Jacob is not the same after this encounter. He limps. He has scars, he has been injured, and he is hurting. But he faced the past – and came face to face with God. He has learned that there is strength in moving past victimhood that leaves one empowered and blessed. He knows in the words of the stranger, of the repressed self, “you will prevail,” and he does — though his future is by no means easy. His beloved Rachel dies, his daughter is raped, his sons kill men in a city with whom he has business dealings, his favorite son is presumed dead, his eldest son cohabits with his handmaiden. There is no end to his suffering, yet he prevails, knowing that, ultimately, his life will be blessed and he will provide blessings for others. Indeed, the text emphasizes this wholeness when describing Jacob’s arrival in Shechem: “And Jacob came in peace (whole) to the city of Shechem” (33:18).
The completion of our national character does not come through victimhood. Rather, we surpass the trauma by integrating our wounds into the fabric of our national narrative, and become complete. We can then reassert our autonomous selves and take control of our destinies, finding meaning beyond the pain and trauma, and making a blessing out of an often seemingly hopeless reality.
This is the secret of Jewish national resilience. It is also why Western progressive liberals not only fail to understand us, but label us the oppressor. But victimhood wins the Jews no privileges either, and we can only guarantee our survival if we ensure we are no longer victims. In the timeless words of Golda Meir: “If we have to choose between being dead and pitied and being alive with a bad image, we’d rather be alive and have the bad image.” This outlook is counterintuitive to the politics of victimhood that permeates the progressive leftist mentality, and it is one that we have bitterly needed over recent weeks.
Thus, despite innumerable incidents of persecution, attempted genocide, discrimination, violence, and now of kidnapping, beheading, rape, burning, and other excruciating torments of unimaginable proportions, we refuse the “victim” label.

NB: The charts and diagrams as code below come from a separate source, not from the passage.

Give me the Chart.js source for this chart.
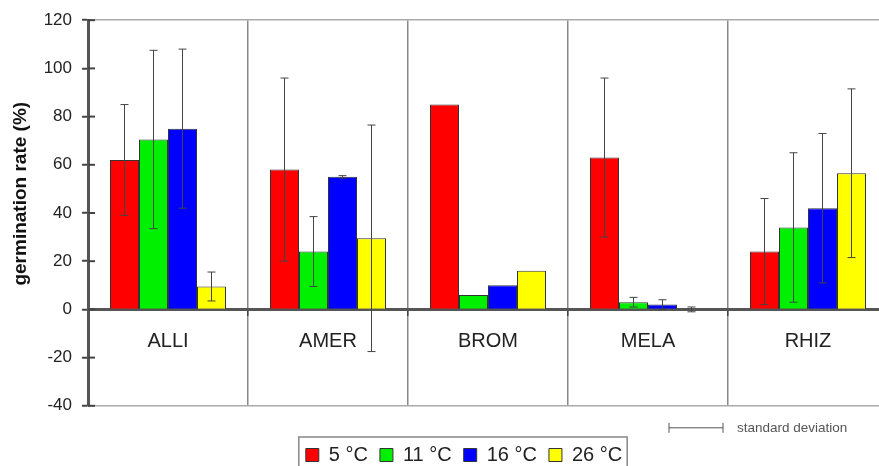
<!DOCTYPE html>
<html>
<head>
<meta charset="utf-8">
<script src="https://cdn.jsdelivr.net/npm/chart.js@4"></script>
<style>
  html, body { margin: 0; padding: 0; background: #fff; overflow: hidden; }
  #wrap { width: 924px; height: 466px; }
</style>
</head>
<body>
<div id="wrap"><canvas id="grafico"></canvas></div>
<script>
const categories = ['ALLI', 'AMER', 'BROM', 'MELA', 'RHIZ'];
const seriesLabels = ['5 °C', '11 °C', '16 °C', '26 °C'];
const seriesColors = ['#ff0000', '#00f000', '#0000ff', '#ffff00'];

const rate5 = [62, 58, 85, 63, 24];
const rate11 = [70.5, 24, 6, 3, 34];
const rate16 = [75, 55, 10, 2, 42];
const rate26 = [9.5, 29.5, 16, 0, 56.5];

const sd5 = [23, 38, 0, 33, 22];
const sd11 = [37, 14.5, 0, 2, 31];
const sd16 = [33, 0.5, 0, 2, 31];
const sd26 = [6, 47, 0, 1, 35];

const yMin = -40, yMax = 120, yStep = 20;
const yTitle = 'germination rate (%)';

const rates = [rate5, rate11, rate16, rate26];
const sds = [sd5, sd11, sd16, sd26];
const font = '"Liberation Sans", Arial, sans-serif';

// barras de error (desviación estándar)
const errorBars = {
    id: 'errorBars',
    afterDatasetsDraw(chart) {
        const ctx = chart.ctx;
        const y = chart.scales.y;
        ctx.save();
        ctx.strokeStyle = '#444';
        ctx.lineWidth = 1;
        chart.data.datasets.forEach((ds, i) => {
            chart.getDatasetMeta(i).data.forEach((bar, j) => {
                const sd = sds[i][j];
                if (!sd) return;
                const v = ds.data[j];
                const top = y.getPixelForValue(v + sd);
                const bot = y.getPixelForValue(v - sd);
                ctx.beginPath();
                ctx.moveTo(bar.x, top); ctx.lineTo(bar.x, bot);
                ctx.moveTo(bar.x - 4, top); ctx.lineTo(bar.x + 4, top);
                ctx.moveTo(bar.x - 4, bot); ctx.lineTo(bar.x + 4, bot);
                ctx.stroke();
            });
        });
        ctx.restore();
    }
};

// marcas del eje y, titulo del eje, caja de leyenda y nota "standard deviation"
const extras = {
    id: 'extras',
    afterLayout(chart) {
        // la leyenda va centrada un poco mas a la derecha
        chart.legend.left += 20;
        chart.legend.right += 20;
    },
    afterDraw(chart) {
        const ctx = chart.ctx;
        const y = chart.scales.y;
        const area = chart.chartArea;
        ctx.save();
        ctx.strokeStyle = '#444';
        ctx.lineWidth = 2;
        y.ticks.forEach(t => {
            const py = y.getPixelForValue(t.value);
            ctx.beginPath();
            ctx.moveTo(area.left, py);
            ctx.lineTo(area.left + 7, py);
            ctx.stroke();
        });

        ctx.save();
        ctx.translate(21, area.top + (area.bottom - area.top) * 0.45);
        ctx.rotate(-Math.PI / 2);
        ctx.fillStyle = '#111';
        ctx.font = 'bold 19px ' + font;
        ctx.textAlign = 'center';
        ctx.textBaseline = 'middle';
        ctx.fillText(yTitle, 0, 0);
        ctx.restore();

        const hb = chart.legend.legendHitBoxes;
        if (hb.length) {
            const l = Math.min(...hb.map(h => h.left)) - 7;
            const r = Math.max(...hb.map(h => h.left + h.width)) + 5;
            const t = hb[0].top - 8;
            ctx.strokeStyle = '#888';
            ctx.lineWidth = 1.5;
            ctx.strokeRect(l, t, r - l, chart.height - t + 10);
        }

        const sy = area.bottom + 22;
        const sx = chart.scales.x.getPixelForValue(3) + 21;
        ctx.strokeStyle = '#555';
        ctx.lineWidth = 1;
        ctx.beginPath();
        ctx.moveTo(sx, sy); ctx.lineTo(sx + 54, sy);
        ctx.moveTo(sx, sy - 5); ctx.lineTo(sx, sy + 5);
        ctx.moveTo(sx + 54, sy - 5); ctx.lineTo(sx + 54, sy + 5);
        ctx.stroke();
        ctx.fillStyle = '#555';
        ctx.font = '13.5px ' + font;
        ctx.textBaseline = 'middle';
        ctx.fillText('standard deviation', sx + 68, sy);
        ctx.restore();
    }
};

const ctx = document.getElementById('grafico').getContext('2d');
const chart = new Chart(ctx, {
    type: 'bar',
    data: {
        labels: categories,
        datasets: seriesLabels.map((label, i) => ({
            label: label,
            data: rates[i],
            backgroundColor: seriesColors[i],
            borderColor: '#333',
            borderWidth: 1,
            categoryPercentage: 0.725,
            barPercentage: 1
        }))
    },
    plugins: [errorBars, extras],
    options: {
        responsive: true,
        maintainAspectRatio: false,
        animation: false,
        layout: { padding: { top: 20, right: 36, left: 0, bottom: -9 } },
        plugins: {
            tooltip: { enabled: false },
            legend: {
                position: 'bottom',
                title: {
                    display: true,
                    text: ' ',
                    font: { size: 1 },
                    padding: { top: 26, bottom: 0 }
                },
                labels: {
                    color: '#222',
                    font: { family: font, size: 20 },
                    boxWidth: 13,
                    boxHeight: 13,
                    padding: 12
                }
            }
        },
        scales: {
            x: {
                position: { y: 0 },
                offset: true,
                grid: {
                    offset: true,
                    color: '#888',
                    lineWidth: 1.5,
                    tickColor: '#444',
                    tickLength: 5
                },
                border: { display: true, color: '#555', width: 3 },
                ticks: {
                    color: '#222',
                    font: { family: font, size: 20 },
                    padding: 15
                }
            },
            y: {
                min: yMin,
                max: yMax,
                afterFit(scale) { scale.width = 88; },
                ticks: {
                    stepSize: yStep,
                    color: '#222',
                    font: { family: font, size: 17 },
                    padding: 10
                },
                grid: {
                    color: c => (c.tick && (c.tick.value === yMax || c.tick.value === yMin)) ? '#aaa' : 'rgba(0,0,0,0)',
                    lineWidth: 1.5,
                    tickColor: '#444',
                    tickWidth: 2,
                    tickLength: 6
                },
                border: { display: true, color: '#555', width: 3 }
            }
        }
    }
});
</script>
</body>
</html>
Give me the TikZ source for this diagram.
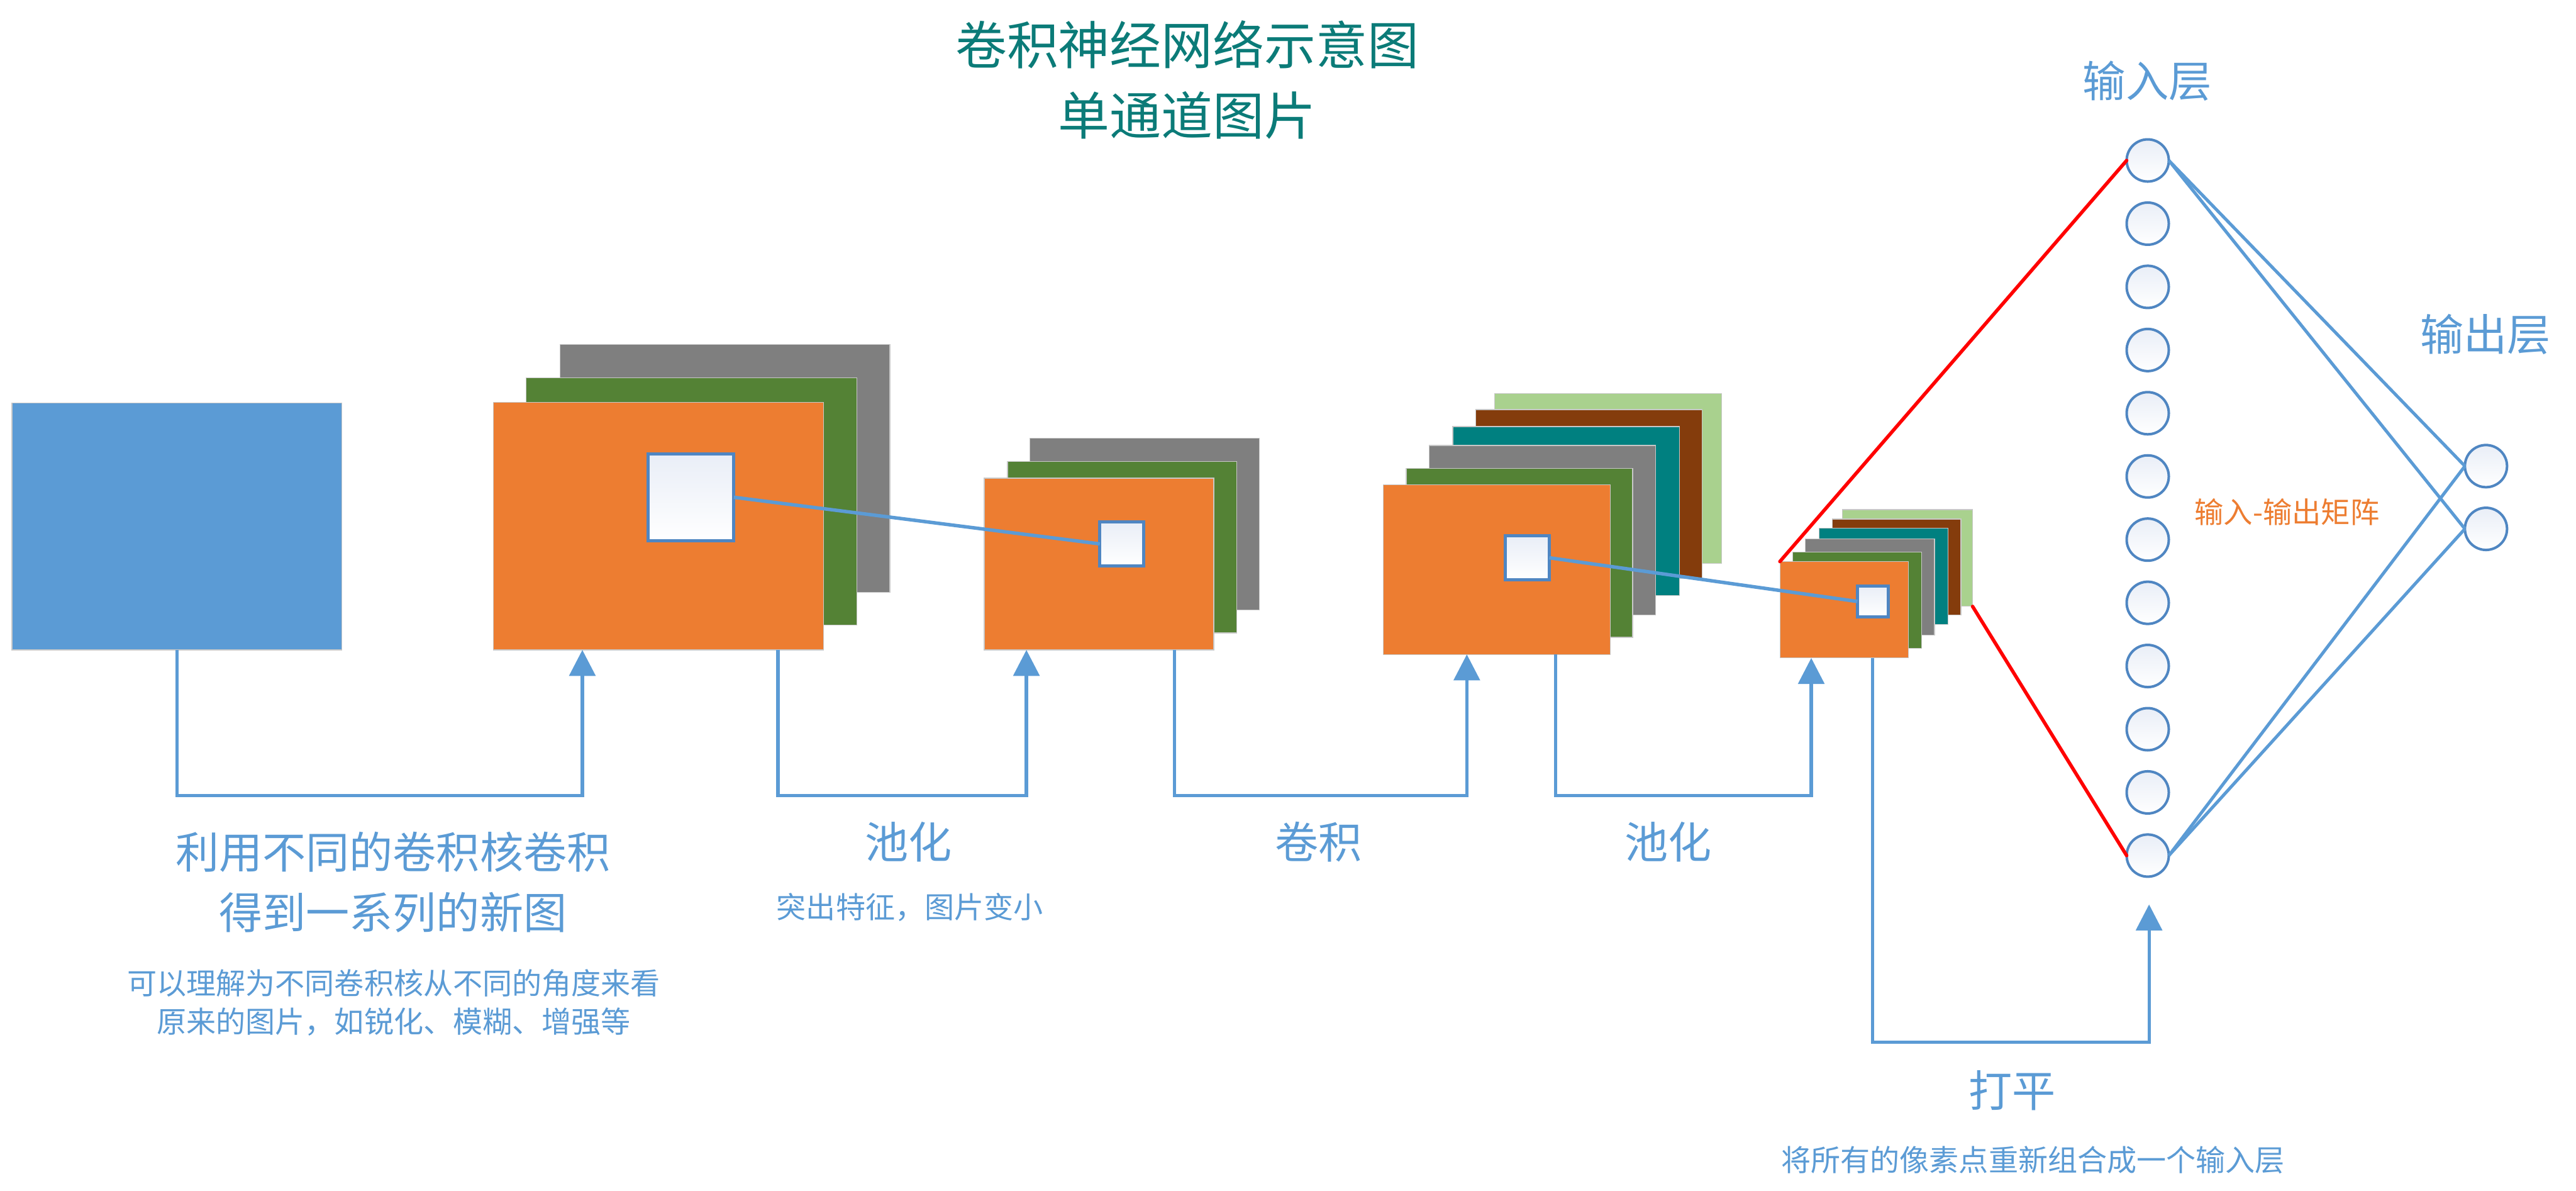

We also refuse to relinquish those values of liberalism in its ideal form – equality, dignity, individual autonomy and the pursuit of the common good. It is the politics of victimization that is the cornerstone of liberal democracy, dominating liberal thinking and eroding the common good, which has been exposed through its latent antisemitism and double standards to need immediate revision.
Sometimes the conventional, simplistic, narrative is the easier way to define our story, but it is never true. Jacob, the trickster is known for the characteristic of truth (Micah 7:20) — not because his actions always spoke of truth, but because, in the authenticity of the struggle to move past the identity of victimhood towards a future-orientated life, and in the pursuit of truth lived as a struggle with men and God, he is the quintessential exemplar of personhood and autonomy. Never easy, never simple, never clear. He demanded a blessing but only left complete when he realized that the true blessing comes not only from without, but also from within.
May we have the strength, fortitude and resilience to be able to integrate the struggles we face into the rich fabric of our national narrative, and eventually emerge whole.